▸ **Goal**: Restate the whole listing word for word. Pictures are left out.

▸ **Data block**:
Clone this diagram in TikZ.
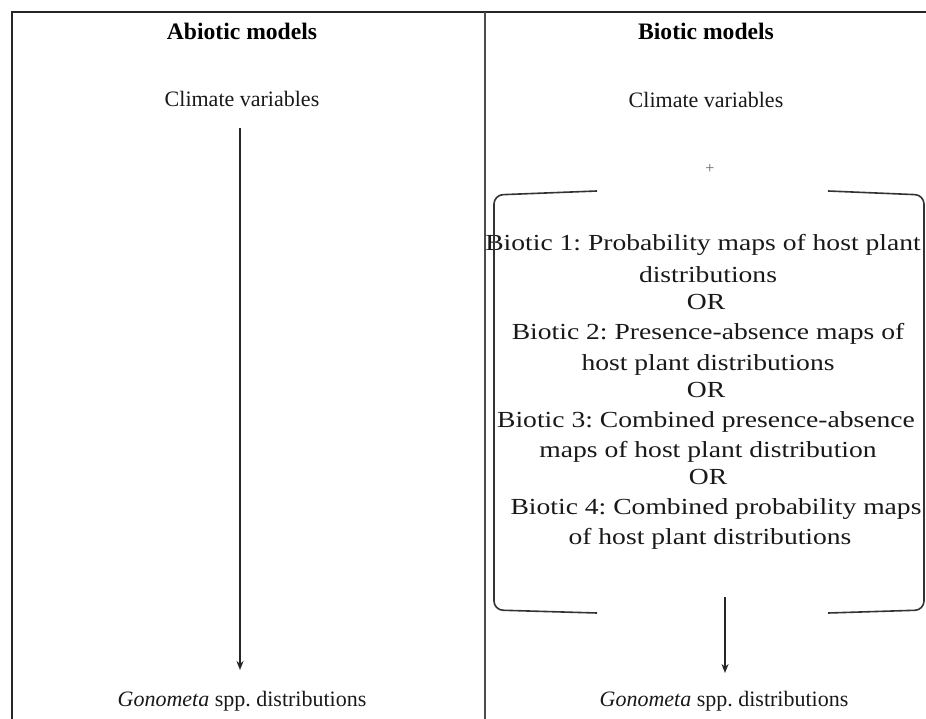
\documentclass[tikz,border=0pt]{standalone}
\usepackage{fontspec}
\setmainfont{Liberation Serif}
\newfontfamily\boxfont[FakeStretch=1.2]{Liberation Serif}
\usetikzlibrary{arrows.meta}
\begin{document}
\frenchspacing
\begin{tikzpicture}[x=1pt,y=-1pt,
  txt/.style={font=\fontsize{22}{26}\selectfont, inner sep=0pt, anchor=base, text=black!90},
  btxt/.style={font=\boxfont\fontsize{23}{26}\selectfont, inner sep=0pt, anchor=base, text=black!90},
  ttl/.style={font=\fontsize{23.6}{26}\selectfont\bfseries, inner sep=0pt, anchor=base},
  frame/.style={line width=2pt, draw=black!85},
  brk/.style={line width=1.6pt, draw=black!80, rounded corners=9pt},
  arr/.style={line width=1.6pt, draw=black!85, -{Stealth[length=9pt,width=7pt]}}]
\useasboundingbox (0,0) rectangle (926,719);
\fill[white] (0,0) rectangle (926,719);
% frame
\draw[frame] (12,719) -- (12,12) -- (926,12);
\draw[line width=1.8pt, draw=black!70] (485,12) -- (485,719);
% titles
\node[ttl] (tA) at (242,40) {Abiotic models};
\node[ttl] (tB) at (706,40) {Biotic models};
% climate
\node[txt] (cA) at (242,107) {Climate variables};
\node[txt] (cB) at (706,108) {Climate variables};
\node[txt, font=\fontsize{16}{18}\selectfont, text=black!60] (plus) at (710,174) {+};
% biotic lines
\node[btxt] (b1a) at (703,251) {Biotic 1: Probability maps of host plant};
\node[btxt] (b1b) at (708,283) {distributions};
\node[btxt] (or1) at (706,309) {OR};
\node[btxt] (b2a) at (708,339) {Biotic 2: Presence-absence maps of};
\node[btxt] (b2b) at (708,370) {host plant distributions};
\node[btxt] (or2) at (706,397) {OR};
\node[btxt] (b3a) at (706,427) {Biotic 3: Combined presence-absence};
\node[btxt] (b3b) at (708,457) {maps of host plant distribution};
\node[btxt] (or3) at (708,484) {OR};
\node[btxt] (b4a) at (716,514) {Biotic 4: Combined probability maps};
\node[btxt] (b4b) at (710,544) {of host plant distributions};
% bracket
\draw[brk] (597,191) -- (494,195) -- (494,610) -- (597,613);
\draw[brk] (828,191) -- (924,195) -- (924,610) -- (828,613);
% gonometa
\node[txt] (gA) at (242,706) {\textit{Gonometa} spp. distributions};
\node[txt] (gB) at (724,706) {\textit{Gonometa} spp. distributions};
% arrows
\coordinate (sA) at (240,128);
\coordinate (eA) at (240,670);
\coordinate (sB) at (725,597);
\coordinate (eB) at (725,673);
\draw[arr] (sA) -- (eA);
\draw[arr] (sB) -- (eB);
\end{tikzpicture}
\end{document}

▸ **Exercise result**:
Clone this diagram in TikZ.
\documentclass[tikz,border=0pt]{standalone}
\usepackage{fontspec}
\setmainfont{Liberation Serif}
\newfontfamily\boxfont[FakeStretch=1.2]{Liberation Serif}
\usetikzlibrary{arrows.meta}
\begin{document}
\frenchspacing
\begin{tikzpicture}[x=1pt,y=-1pt,
  txt/.style={font=\fontsize{22}{26}\selectfont, inner sep=0pt, anchor=base, text=black!90},
  btxt/.style={font=\boxfont\fontsize{23}{26}\selectfont, inner sep=0pt, anchor=base, text=black!90},
  ttl/.style={font=\fontsize{23.6}{26}\selectfont\bfseries, inner sep=0pt, anchor=base},
  frame/.style={line width=2pt, draw=black!85},
  brk/.style={line width=1.6pt, draw=black!80, rounded corners=9pt},
  arr/.style={line width=1.6pt, draw=black!85, -{Stealth[length=9pt,width=7pt]}}]
\useasboundingbox (0,0) rectangle (926,719);
\fill[white] (0,0) rectangle (926,719);
% frame
\draw[frame] (12,719) -- (12,12) -- (926,12);
\draw[line width=1.8pt, draw=black!70] (485,12) -- (485,719);
% titles
\node[ttl] (tA) at (242,40) {Abiotic models};
\node[ttl] (tB) at (706,40) {Biotic models};
% climate
\node[txt] (cA) at (242,107) {Climate variables};
\node[txt] (cB) at (706,108) {Climate variables};
\node[txt, font=\fontsize{16}{18}\selectfont, text=black!60] (plus) at (710,174) {+};
% biotic lines
\node[btxt] (b1a) at (703,251) {Biotic 1: Probability maps of host plant};
\node[btxt] (b1b) at (708,283) {distributions};
\node[btxt] (or1) at (706,309) {OR};
\node[btxt] (b2a) at (708,339) {Biotic 2: Presence-absence maps of};
\node[btxt] (b2b) at (708,370) {host plant distributions};
\node[btxt] (or2) at (706,397) {OR};
\node[btxt] (b3a) at (706,427) {Biotic 3: Combined presence-absence};
\node[btxt] (b3b) at (708,457) {maps of host plant distribution};
\node[btxt] (or3) at (708,484) {OR};
\node[btxt] (b4a) at (716,514) {Biotic 4: Combined probability maps};
\node[btxt] (b4b) at (710,544) {of host plant distributions};
% bracket
\draw[brk] (597,191) -- (494,195) -- (494,610) -- (597,613);
\draw[brk] (828,191) -- (924,195) -- (924,610) -- (828,613);
% gonometa
\node[txt] (gA) at (242,706) {\textit{Gonometa} spp. distributions};
\node[txt] (gB) at (724,706) {\textit{Gonometa} spp. distributions};
% arrows
\coordinate (sA) at (240,128);
\coordinate (eA) at (240,670);
\coordinate (sB) at (725,597);
\coordinate (eB) at (725,673);
\draw[arr] (sA) -- (eA);
\draw[arr] (sB) -- (eB);
\end{tikzpicture}
\end{document}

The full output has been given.